Song tries to mix her experience of immigrating from Korea and living in dense New York with the kind of love story we do not see often. The unbloomed love. The kind of love that didn’t get a chance to grow, to be realized fully, to be enjoyed. And around that, the film beautifully shows the struggles of marriage, friendship, consequences, and fate.
The genius of Song lies in editing. Knowing when to cut, when to linger, and when to change the scenery is something a lot of indie filmmakers don’t get right. But in the case of Past Lives, everything is just perfect. The editing of the film has helped the rhythm of the movie but is also used as a storytelling technique.
There is a portion of the film in which Nora and Hae Sung are speaking to each other all the time via Skype. Between each scene of their dialogues are a few seconds of their daily lives. For instance, scenes that Hae Sung is riding the train, Nora walking down the street, Sung smoking with his friends after class, or Nora attending the writing sessions. These little scenes that last 2 or 3 seconds give pause between talking and also show their mandatory lives.
There is a melancholic subtext to every scene that makes you sad but also happy at the same time. A sort of nostalgia for a lost time that won’t be back nor can be recreated or re-experienced. Like a love song that you heard all the time when you were younger, then started hating it, and then enjoying it again after 10 years with a bit of cry over the good times that are lost now.
One of the main themes of Past Lives is regret. The kind of regret that will keep you awakened at night, thinking if you’ve taken that flight, if you didn’t stay at that place the night you met that special someone, how your life would be. Would be better or worse in ways you cannot imagine. And it gets more painful when you realize you’re chained by real life, expectations, and responsibilities, and even if you tried, there is no way to fix it.
And then there is the cinematography of the film that tries to warn the audience or to tell them that enjoy the moments they have now. The duo of Song Kirchner as director and cinematographer is nothing less than magical. The locations and the tenderness in the slow movement of the camera and long pauses are absolutely miraculous.

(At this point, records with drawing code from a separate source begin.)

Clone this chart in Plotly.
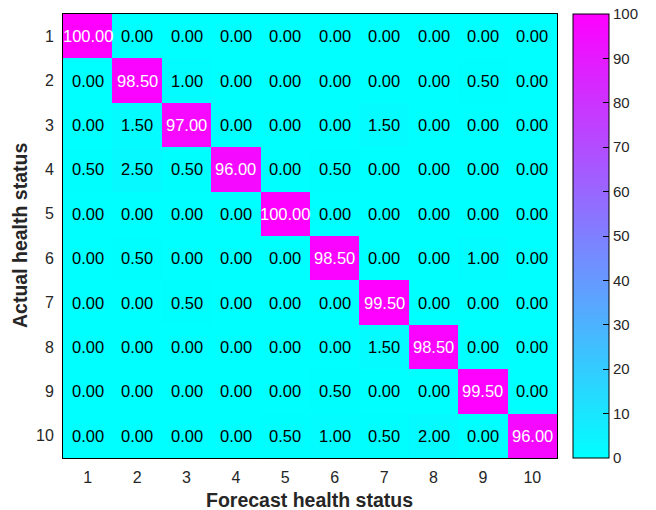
import plotly.graph_objects as go

# Confusion matrix (percent) of forecast vs actual health status
status_values = [1, 2, 3, 4, 5, 6, 7, 8, 9, 10]
status_labels = ["1", "2", "3", "4", "5", "6", "7", "8", "9", "10"]

row_1 = [100.0, 0.0, 0.0, 0.0, 0.0, 0.0, 0.0, 0.0, 0.0, 0.0]
row_2 = [0.0, 98.5, 1.0, 0.0, 0.0, 0.0, 0.0, 0.0, 0.5, 0.0]
row_3 = [0.0, 1.5, 97.0, 0.0, 0.0, 0.0, 1.5, 0.0, 0.0, 0.0]
row_4 = [0.5, 2.5, 0.5, 96.0, 0.0, 0.5, 0.0, 0.0, 0.0, 0.0]
row_5 = [0.0, 0.0, 0.0, 0.0, 100.0, 0.0, 0.0, 0.0, 0.0, 0.0]
row_6 = [0.0, 0.5, 0.0, 0.0, 0.0, 98.5, 0.0, 0.0, 1.0, 0.0]
row_7 = [0.0, 0.0, 0.5, 0.0, 0.0, 0.0, 99.5, 0.0, 0.0, 0.0]
row_8 = [0.0, 0.0, 0.0, 0.0, 0.0, 0.0, 1.5, 98.5, 0.0, 0.0]
row_9 = [0.0, 0.0, 0.0, 0.0, 0.0, 0.5, 0.0, 0.0, 99.5, 0.0]
row_10 = [0.0, 0.0, 0.0, 0.0, 0.5, 1.0, 0.5, 2.0, 0.0, 96.0]

matrix = [row_1, row_2, row_3, row_4, row_5, row_6, row_7, row_8, row_9, row_10]
colorbar_ticks = [0, 10, 20, 30, 40, 50, 60, 70, 80, 90, 100]

x_title = "Forecast health status"
y_title = "Actual health status"

FONT = "Liberation Sans, Arial, sans-serif"
TICK_COLOR = "#262626"

fig = go.Figure(
    go.Heatmap(
        z=matrix,
        x=status_values,
        y=status_values,
        zmin=0,
        zmax=100,
        colorscale=[[0, "#00FFFF"], [1, "#FF00FF"]],
        hoverongaps=False,
        colorbar=dict(
            x=1.0324,
            xanchor="left",
            y=0.5,
            yanchor="middle",
            len=1.0,
            lenmode="fraction",
            thickness=36,
            thicknessmode="pixels",
            outlinewidth=1,
            outlinecolor="#000000",
            tickvals=colorbar_ticks,
            ticks="inside",
            ticklen=6,
            tickcolor="#000000",
            tickprefix="\u00a0",
            tickfont=dict(family=FONT, size=15, color=TICK_COLOR),
            xpad=0,
            ypad=0,
        ),
    )
)

# Cell value labels: white on high values, black elsewhere
annotations = []
for r, row in enumerate(matrix):
    for c, val in enumerate(row):
        annotations.append(
            dict(
                x=status_values[c],
                y=status_values[r],
                xref="x",
                yref="y",
                text=f"{val:.2f}",
                showarrow=False,
                font=dict(family=FONT, size=16.5,
                          color="#FFFFFF" if val > 50 else "#000000"),
            )
        )

# Axis titles placed in paper coordinates
annotations.append(dict(
    x=0.498, y=-0.095, xref="paper", yref="paper",
    xanchor="center", yanchor="middle", showarrow=False,
    text=f"<b>{x_title}</b>",
    font=dict(family=FONT, size=19.5, color=TICK_COLOR),
))
annotations.append(dict(
    x=-0.087, y=0.5, xref="paper", yref="paper",
    xanchor="center", yanchor="middle", showarrow=False, textangle=-90,
    text=f"<b>{y_title}</b>",
    font=dict(family=FONT, size=19.5, color=TICK_COLOR),
))

fig.update_layout(
    width=656,
    height=510,
    margin=dict(l=63, r=99, t=14, b=52, autoexpand=False),
    paper_bgcolor="#FFFFFF",
    plot_bgcolor="#FFFFFF",
    annotations=annotations,
    font=dict(family=FONT),
)

fig.update_xaxes(
    range=[0.5, 10.5],
    tickvals=status_values,
    ticktext=status_labels,
    showline=True,
    linecolor="#000000",
    linewidth=1,
    mirror=True,
    ticks="",
    ticklabelstandoff=5,
    automargin=False,
    tickfont=dict(family=FONT, size=16, color=TICK_COLOR),
    showgrid=False,
    zeroline=False,
)
fig.update_yaxes(
    range=[10.5, 0.5],
    tickvals=status_values,
    ticktext=status_labels,
    showline=True,
    linecolor="#000000",
    linewidth=1,
    mirror=True,
    ticks="",
    ticklabelstandoff=5,
    automargin=False,
    tickfont=dict(family=FONT, size=16, color=TICK_COLOR),
    showgrid=False,
    zeroline=False,
)

fig.write_html("out.html")
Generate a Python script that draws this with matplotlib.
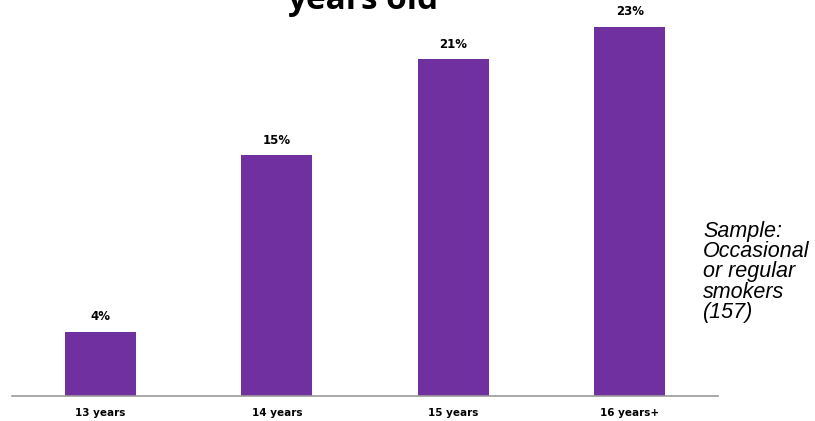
import matplotlib
matplotlib.use("Agg")
import matplotlib.pyplot as plt
import numpy as np

# share of smokers by age they started
categories = ['13 years', '14 years', '15 years', '16 years+']
values = [4, 15, 21, 23]
value_labels = ['4%', '15%', '21%', '23%']

bar_color = '#7030A0'

fig = plt.figure(figsize=(8.15, 4.21), dpi=100)
ax = fig.add_axes([12 / 815, 1 - 396 / 421, (718 - 12) / 815, 396 / 421])

x = np.arange(len(categories))
ax.bar(x, values, width=0.4, color=bar_color, zorder=2)

for xi, v, lab in zip(x, values, value_labels):
    ax.annotate(lab, (xi, v), xytext=(0, 6), textcoords='offset points',
                ha='center', va='bottom', fontsize=8.5, fontweight='bold',
                family='DejaVu Sans')

ax.set_xlim(-0.5, 3.5)
ax.set_ylim(0, 24.67)
ax.set_xticks(x)
ax.set_xticklabels(categories, fontsize=7.5, fontweight='bold', family='DejaVu Sans')
ax.tick_params(axis='x', length=0, pad=9)
ax.set_yticks([])
for side in ['top', 'right', 'left']:
    ax.spines[side].set_visible(False)
ax.spines['bottom'].set_color('#9a9a9a')
ax.spines['bottom'].set_linewidth(1.2)
ax.patch.set_alpha(0)

# title runs off the top edge, only the last line shows
fig.text(363 / 815, 1 - 9 / 421, 'years old', ha='center', va='baseline',
         fontsize=24, fontweight='bold', family='Open Sans')

fig.text(703 / 815, 1 - 221 / 421, 'Sample:\nOccasional\nor regular\nsmokers\n(157)',
         ha='left', va='top', fontsize=15.5, style='italic',
         family='Liberation Sans', linespacing=0.95)

fig.savefig('out.png', dpi=100)
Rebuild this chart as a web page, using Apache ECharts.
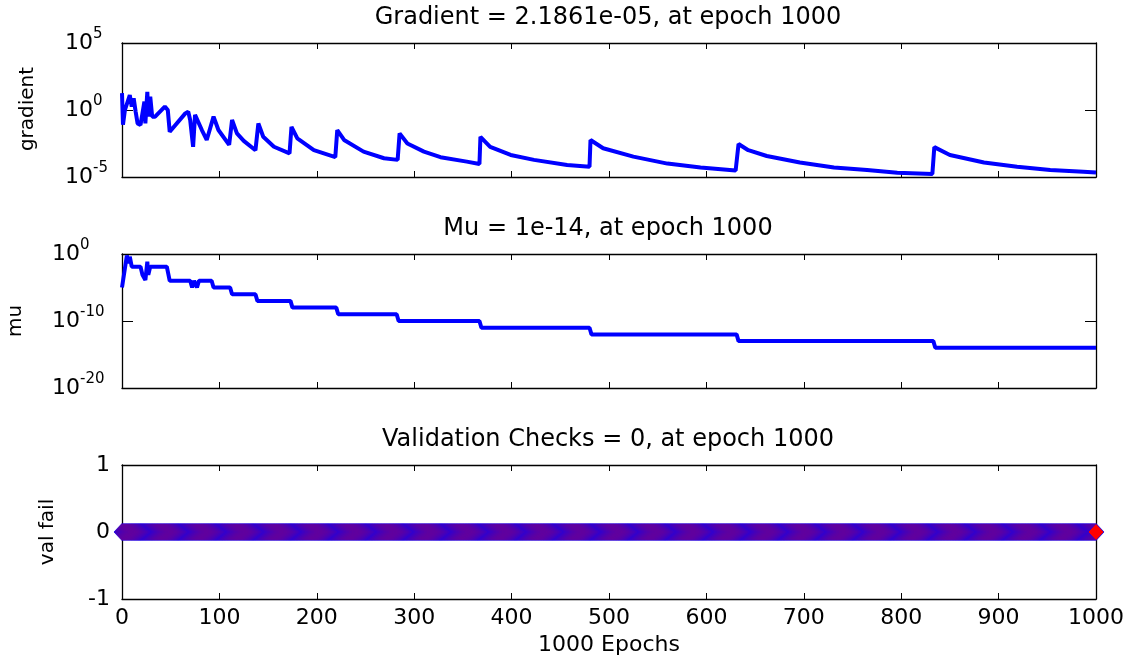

It’s like the camera is telling you to slow down and enjoy these little moments, even the film you are watching right now, let alone greater experiences like falling in love and being alongside them. As Soren Kierkegaard says, no matter what you do, you will regret it eventually. If that is the case, then we must try to enjoy those moments.
But the passive spice of Past Lives that determines the feeling of each scene is not just music, it’s mixing it correctly with silence. There are a couple of scenes where the camera is just showing a scenery, and a beautiful melancholic song is playing to set the mood, and then it fades and leaves you with silence. It’s like the editing and mixing of audio is once again telling the same story told in the film but to set the mood and convey the right feeling to the audience.
Summary: Past Lives is a beautiful movie that will touch your soul with tenderness, the kind of tenderness that you won’t forget for a long time. Celine Song has shown once again that she is a talented screenplay writer, and also for the first time puts her talent in directing for display as well.